Friday, February 1, 2013

The Post Office Steps Up

It's been nearly a year since I met with the postmaster at the Olathe Post Office regarding our concerns with mail delivery, and I'd like to say things have been better.

That's what I'd like to say.

However, today we have progress. We can thank Tammy Patrick from Maricopa County, Arizona, for that.

Tammy carried our water in one of her meetings with the Post Office as part of a Western Region Focus Group. We're part of the Mid-America Region, but they had a representative at the meeting as well.

So, that person told a friend, who told a friend, and so on, and so on, and so on...

And, I got a call from a manager in Kansas City.  We talked this morning and I've never been more encouraged.

In fairness to purists of the definition of "encouraged," I've never actually been encouraged when it came to the postal service.  The postal service here regularly represents one of my personal Four Horsemen of Despair (the others being my newspaper delivery man, Time Warner Cable--whom I happily dispatched last year in favor of local company Surewest, and our trash/recyling company).

I sent our new contact the photos I gathered and have posted here.  He asked that I stay in touch with him and let him know of elections we have underway.  He said he understood that this was a period where elections weren't going on.

Not so fast, my new Postal Point Man!

I was happy to be able to immediately take him up on this.  We send out ballots on Wednesday for the spring primary, so I'll be able to test his resolve immediately.

It may not look like much, but having the local postmaster meet with me and now receiving this call from Kansas City, where all ballots pass through, is more action than I was able to trigger in my first seven years here.  My annual surveys sent to the post office were intercepted or not read, because some of my cries for help that I wrote likely would have made the receipt-writing pastor at Applebee's blush.

Cheers to Tammy Patrick, Johnson County's best friend voters didn't know they have.  Tammy's famous in the industry for being extremely thorough, as well as living proof of one my key theories of life--everything comes down to Powerpoint.  She's a Powerpoint expert (she probably has a Powerpoint presentation on how she uses Powerpoint), and many of us have pirated slides from her.

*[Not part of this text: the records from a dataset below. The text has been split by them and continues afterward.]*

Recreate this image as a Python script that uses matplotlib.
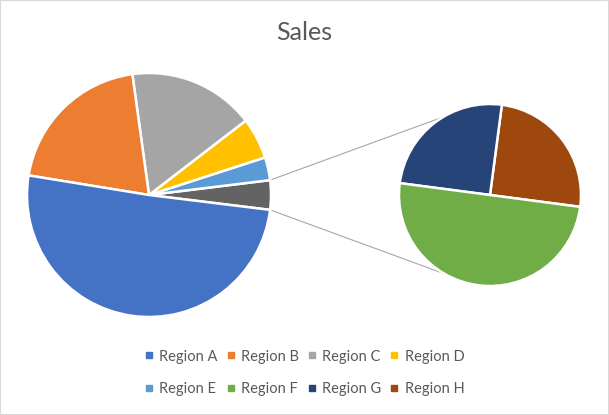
import matplotlib.pyplot as plt
import numpy as np
from matplotlib.lines import Line2D
from matplotlib.patches import Rectangle

regions = ["Region A", "Region B", "Region C", "Region D",
           "Region E", "Region F", "Region G", "Region H"]
sales = [1300, 520, 430, 140, 78, 50, 25, 25]
colors = ["#4472C4", "#ED7D31", "#A5A5A5", "#FFC000",
          "#5B9BD5", "#70AD47", "#264478", "#9E480E"]
other_color = "#636363"

plt.rcParams['font.family'] = ['Lato', 'DejaVu Sans']

fig = plt.figure(figsize=(6.09, 4.15), dpi=100)
ax = fig.add_axes([0, 0, 1, 1])

# first pie: A-E plus "other" (F+G+H), drawn counter clockwise from other
main_vals = sales[:5]
other = sum(sales[5:])
first = [other] + main_vals[::-1]
first_cols = [other_color] + colors[:5][::-1]
c1, r1 = (149, 220), 122
start1 = -other / sum(first) * 180
ax.pie(first, colors=first_cols, startangle=start1, counterclock=True,
       center=c1, radius=r1, frame=True,
       wedgeprops=dict(edgecolor='white', linewidth=1.8))

# second pie: F, G, H
second = [sales[7], sales[6], sales[5]]
second_cols = [colors[7], colors[6], colors[5]]
c2, r2 = (490, 220), 91
ax.pie(second, colors=second_cols, startangle=-7.5, counterclock=True,
       center=c2, radius=r2, frame=True,
       wedgeprops=dict(edgecolor='white', linewidth=1.8))
ax.set_xlim(0, 609)
ax.set_ylim(0, 415)
ax.set_aspect('equal')
ax.axis('off')

# connector lines
a_top = np.radians(-start1)
a_bot = np.radians(start1)
for a1, a2 in [(a_top, np.radians(121)), (a_bot, np.radians(240))]:
    ax.plot([c1[0] + r1 * np.cos(a1), c2[0] + r2 * np.cos(a2)],
            [c1[1] + r1 * np.sin(a1), c2[1] + r2 * np.sin(a2)],
            color='#A6A6A6', lw=0.8, zorder=0)

ax.text(304.5, 415 - 32, "Sales", ha='center', va='center',
        fontsize=18, color='#595959')

handles = [Line2D([], [], marker='s', linestyle='', markersize=5,
                  color=c) for c in colors]
order = [0, 4, 1, 5, 2, 6, 3, 7]
ax.legend([handles[i] for i in order], [regions[i] for i in order],
          ncol=4, loc='center', bbox_to_anchor=(0.5, (415 - 373) / 415),
          frameon=False, fontsize=10.5, labelcolor='#595959',
          handlelength=0.6, handletextpad=0.4, columnspacing=0.6,
          labelspacing=1.3)

fig.add_artist(Rectangle((0, 0), 1, 1, transform=fig.transFigure,
                         fill=False, edgecolor='#D9D9D9', lw=1.5))

fig.savefig("out.png", dpi=100)
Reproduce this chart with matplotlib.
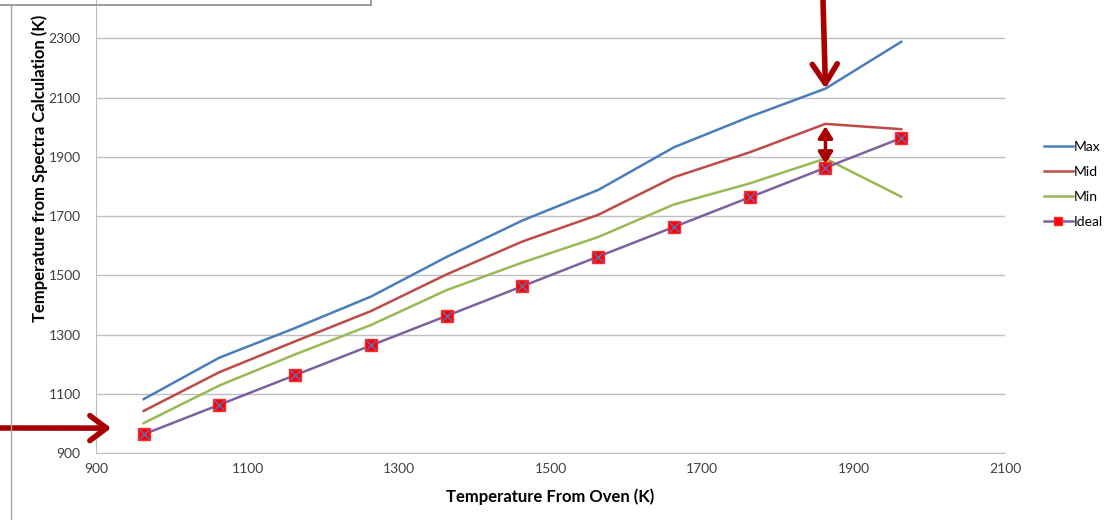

Thanks to her, there's hope for improvement. 

Speaking of ballots, they should arrive from our printer late this afternoon.  It will be our first test of the printer since some personnel changes.  Things (assuming "things" mean "communications") have gone well thus far, but we're anxious to get these ballots, get them in the mail next week, and begin to see the results of the new postal attention in action.

Perhaps soon we really will be able to say things are better.

5 comments:

Mark Bolar said...

Nice update Commissioner Brian : ) I hope that your prognostications prove to be fruitful for all of us Johnson Countians that benefit from you and your teams labors. It almost makes electioneering sound fun.

Sean said...

Are you able to mail anything at the nonprofit postage rates? USPS's interpretation of what is eligible for these rates seems to vary from post office to post office, so that can be frustrating, but it can end up saving a decent chunk of money...

Tammy said...

Glad to be of service! (Blushing in Arizona :)

Election Diary said...

Mark, thank you! Great to hear from you.

Election Diary said...

Sean, not really. There are some sorting tricks that can save us some money. In fact, one method of verifying registrations of voters is to use the Post Office's addressing system. This hasn't worked for us because we have so many overlapping jurisdictions, and the result is a tiny smidge in an address (Avenue to Terrace, for instance) could make someone get the wrong ballot. That's why we mail out postcards. However, we do some sorting, working with them, to reduce postage costs.